#### Given data ####

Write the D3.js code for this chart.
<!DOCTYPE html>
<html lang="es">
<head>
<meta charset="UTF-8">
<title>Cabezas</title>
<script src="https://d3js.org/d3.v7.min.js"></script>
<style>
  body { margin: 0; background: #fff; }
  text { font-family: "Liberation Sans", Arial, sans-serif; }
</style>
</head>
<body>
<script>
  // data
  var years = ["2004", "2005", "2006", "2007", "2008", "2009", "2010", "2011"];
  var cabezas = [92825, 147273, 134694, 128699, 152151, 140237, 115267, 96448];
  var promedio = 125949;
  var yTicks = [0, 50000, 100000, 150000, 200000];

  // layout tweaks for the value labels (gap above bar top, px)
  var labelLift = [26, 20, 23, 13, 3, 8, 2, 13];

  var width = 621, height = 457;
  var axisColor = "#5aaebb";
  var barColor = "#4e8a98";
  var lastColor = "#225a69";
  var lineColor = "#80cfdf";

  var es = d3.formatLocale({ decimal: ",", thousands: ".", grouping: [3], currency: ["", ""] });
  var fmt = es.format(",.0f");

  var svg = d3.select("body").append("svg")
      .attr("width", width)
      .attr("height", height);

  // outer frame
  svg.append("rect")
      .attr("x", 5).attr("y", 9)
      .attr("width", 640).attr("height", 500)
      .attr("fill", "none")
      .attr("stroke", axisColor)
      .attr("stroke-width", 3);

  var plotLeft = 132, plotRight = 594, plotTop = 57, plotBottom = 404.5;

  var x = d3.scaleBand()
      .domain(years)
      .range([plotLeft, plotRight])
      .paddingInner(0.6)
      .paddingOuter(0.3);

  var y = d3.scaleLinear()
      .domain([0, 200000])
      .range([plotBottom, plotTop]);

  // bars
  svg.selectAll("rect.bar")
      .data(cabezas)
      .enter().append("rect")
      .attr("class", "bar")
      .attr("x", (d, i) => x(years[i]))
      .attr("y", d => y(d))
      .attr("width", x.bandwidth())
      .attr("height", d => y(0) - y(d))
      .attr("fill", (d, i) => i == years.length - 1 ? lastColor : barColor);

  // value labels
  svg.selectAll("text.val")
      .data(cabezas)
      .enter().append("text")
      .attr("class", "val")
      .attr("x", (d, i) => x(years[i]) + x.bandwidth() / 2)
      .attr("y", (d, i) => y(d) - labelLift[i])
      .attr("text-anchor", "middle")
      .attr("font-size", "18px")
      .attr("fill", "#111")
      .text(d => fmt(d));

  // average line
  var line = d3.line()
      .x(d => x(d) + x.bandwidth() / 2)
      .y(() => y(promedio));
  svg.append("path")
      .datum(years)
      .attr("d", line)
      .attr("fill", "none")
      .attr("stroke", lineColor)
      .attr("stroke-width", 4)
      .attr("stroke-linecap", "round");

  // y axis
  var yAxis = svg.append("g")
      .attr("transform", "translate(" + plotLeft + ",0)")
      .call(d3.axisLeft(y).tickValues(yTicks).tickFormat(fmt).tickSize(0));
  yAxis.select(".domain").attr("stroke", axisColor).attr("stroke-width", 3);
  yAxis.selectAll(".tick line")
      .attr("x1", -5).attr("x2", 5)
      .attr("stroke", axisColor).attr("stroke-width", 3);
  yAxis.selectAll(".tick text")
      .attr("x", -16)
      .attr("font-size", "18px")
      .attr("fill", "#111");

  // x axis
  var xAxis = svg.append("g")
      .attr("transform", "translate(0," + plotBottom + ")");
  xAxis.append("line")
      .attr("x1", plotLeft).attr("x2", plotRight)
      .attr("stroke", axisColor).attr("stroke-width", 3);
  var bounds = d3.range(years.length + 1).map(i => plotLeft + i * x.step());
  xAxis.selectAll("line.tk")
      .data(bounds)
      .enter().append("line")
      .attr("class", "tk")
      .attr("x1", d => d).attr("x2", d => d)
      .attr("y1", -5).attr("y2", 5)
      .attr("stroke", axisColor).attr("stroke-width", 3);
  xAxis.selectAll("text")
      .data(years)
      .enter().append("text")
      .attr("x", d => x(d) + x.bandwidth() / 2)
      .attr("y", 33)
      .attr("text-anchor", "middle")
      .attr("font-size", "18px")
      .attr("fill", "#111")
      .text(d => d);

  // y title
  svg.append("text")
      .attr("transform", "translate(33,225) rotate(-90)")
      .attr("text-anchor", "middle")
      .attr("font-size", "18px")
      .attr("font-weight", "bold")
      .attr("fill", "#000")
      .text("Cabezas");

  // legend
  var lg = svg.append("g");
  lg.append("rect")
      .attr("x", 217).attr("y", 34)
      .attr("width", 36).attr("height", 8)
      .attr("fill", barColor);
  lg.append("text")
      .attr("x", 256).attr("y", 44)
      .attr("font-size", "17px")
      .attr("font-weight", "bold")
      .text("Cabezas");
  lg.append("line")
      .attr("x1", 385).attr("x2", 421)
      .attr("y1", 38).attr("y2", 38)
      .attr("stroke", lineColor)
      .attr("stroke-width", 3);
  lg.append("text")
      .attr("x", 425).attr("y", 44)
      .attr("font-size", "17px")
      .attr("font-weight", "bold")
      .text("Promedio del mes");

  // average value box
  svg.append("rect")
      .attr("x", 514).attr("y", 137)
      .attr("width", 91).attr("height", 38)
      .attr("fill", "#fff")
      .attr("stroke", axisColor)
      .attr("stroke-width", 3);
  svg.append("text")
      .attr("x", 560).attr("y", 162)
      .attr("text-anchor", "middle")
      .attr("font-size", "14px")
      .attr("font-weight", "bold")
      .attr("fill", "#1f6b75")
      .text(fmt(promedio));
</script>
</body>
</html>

####

Work to complete
Copy the material above back out, exactly as written.

Response for this exercise
Write the D3.js code for this chart.
<!DOCTYPE html>
<html lang="es">
<head>
<meta charset="UTF-8">
<title>Cabezas</title>
<script src="https://d3js.org/d3.v7.min.js"></script>
<style>
  body { margin: 0; background: #fff; }
  text { font-family: "Liberation Sans", Arial, sans-serif; }
</style>
</head>
<body>
<script>
  // data
  var years = ["2004", "2005", "2006", "2007", "2008", "2009", "2010", "2011"];
  var cabezas = [92825, 147273, 134694, 128699, 152151, 140237, 115267, 96448];
  var promedio = 125949;
  var yTicks = [0, 50000, 100000, 150000, 200000];

  // layout tweaks for the value labels (gap above bar top, px)
  var labelLift = [26, 20, 23, 13, 3, 8, 2, 13];

  var width = 621, height = 457;
  var axisColor = "#5aaebb";
  var barColor = "#4e8a98";
  var lastColor = "#225a69";
  var lineColor = "#80cfdf";

  var es = d3.formatLocale({ decimal: ",", thousands: ".", grouping: [3], currency: ["", ""] });
  var fmt = es.format(",.0f");

  var svg = d3.select("body").append("svg")
      .attr("width", width)
      .attr("height", height);

  // outer frame
  svg.append("rect")
      .attr("x", 5).attr("y", 9)
      .attr("width", 640).attr("height", 500)
      .attr("fill", "none")
      .attr("stroke", axisColor)
      .attr("stroke-width", 3);

  var plotLeft = 132, plotRight = 594, plotTop = 57, plotBottom = 404.5;

  var x = d3.scaleBand()
      .domain(years)
      .range([plotLeft, plotRight])
      .paddingInner(0.6)
      .paddingOuter(0.3);

  var y = d3.scaleLinear()
      .domain([0, 200000])
      .range([plotBottom, plotTop]);

  // bars
  svg.selectAll("rect.bar")
      .data(cabezas)
      .enter().append("rect")
      .attr("class", "bar")
      .attr("x", (d, i) => x(years[i]))
      .attr("y", d => y(d))
      .attr("width", x.bandwidth())
      .attr("height", d => y(0) - y(d))
      .attr("fill", (d, i) => i == years.length - 1 ? lastColor : barColor);

  // value labels
  svg.selectAll("text.val")
      .data(cabezas)
      .enter().append("text")
      .attr("class", "val")
      .attr("x", (d, i) => x(years[i]) + x.bandwidth() / 2)
      .attr("y", (d, i) => y(d) - labelLift[i])
      .attr("text-anchor", "middle")
      .attr("font-size", "18px")
      .attr("fill", "#111")
      .text(d => fmt(d));

  // average line
  var line = d3.line()
      .x(d => x(d) + x.bandwidth() / 2)
      .y(() => y(promedio));
  svg.append("path")
      .datum(years)
      .attr("d", line)
      .attr("fill", "none")
      .attr("stroke", lineColor)
      .attr("stroke-width", 4)
      .attr("stroke-linecap", "round");

  // y axis
  var yAxis = svg.append("g")
      .attr("transform", "translate(" + plotLeft + ",0)")
      .call(d3.axisLeft(y).tickValues(yTicks).tickFormat(fmt).tickSize(0));
  yAxis.select(".domain").attr("stroke", axisColor).attr("stroke-width", 3);
  yAxis.selectAll(".tick line")
      .attr("x1", -5).attr("x2", 5)
      .attr("stroke", axisColor).attr("stroke-width", 3);
  yAxis.selectAll(".tick text")
      .attr("x", -16)
      .attr("font-size", "18px")
      .attr("fill", "#111");

  // x axis
  var xAxis = svg.append("g")
      .attr("transform", "translate(0," + plotBottom + ")");
  xAxis.append("line")
      .attr("x1", plotLeft).attr("x2", plotRight)
      .attr("stroke", axisColor).attr("stroke-width", 3);
  var bounds = d3.range(years.length + 1).map(i => plotLeft + i * x.step());
  xAxis.selectAll("line.tk")
      .data(bounds)
      .enter().append("line")
      .attr("class", "tk")
      .attr("x1", d => d).attr("x2", d => d)
      .attr("y1", -5).attr("y2", 5)
      .attr("stroke", axisColor).attr("stroke-width", 3);
  xAxis.selectAll("text")
      .data(years)
      .enter().append("text")
      .attr("x", d => x(d) + x.bandwidth() / 2)
      .attr("y", 33)
      .attr("text-anchor", "middle")
      .attr("font-size", "18px")
      .attr("fill", "#111")
      .text(d => d);

  // y title
  svg.append("text")
      .attr("transform", "translate(33,225) rotate(-90)")
      .attr("text-anchor", "middle")
      .attr("font-size", "18px")
      .attr("font-weight", "bold")
      .attr("fill", "#000")
      .text("Cabezas");

  // legend
  var lg = svg.append("g");
  lg.append("rect")
      .attr("x", 217).attr("y", 34)
      .attr("width", 36).attr("height", 8)
      .attr("fill", barColor);
  lg.append("text")
      .attr("x", 256).attr("y", 44)
      .attr("font-size", "17px")
      .attr("font-weight", "bold")
      .text("Cabezas");
  lg.append("line")
      .attr("x1", 385).attr("x2", 421)
      .attr("y1", 38).attr("y2", 38)
      .attr("stroke", lineColor)
      .attr("stroke-width", 3);
  lg.append("text")
      .attr("x", 425).attr("y", 44)
      .attr("font-size", "17px")
      .attr("font-weight", "bold")
      .text("Promedio del mes");

  // average value box
  svg.append("rect")
      .attr("x", 514).attr("y", 137)
      .attr("width", 91).attr("height", 38)
      .attr("fill", "#fff")
      .attr("stroke", axisColor)
      .attr("stroke-width", 3);
  svg.append("text")
      .attr("x", 560).attr("y", 162)
      .attr("text-anchor", "middle")
      .attr("font-size", "14px")
      .attr("font-weight", "bold")
      .attr("fill", "#1f6b75")
      .text(fmt(promedio));
</script>
</body>
</html>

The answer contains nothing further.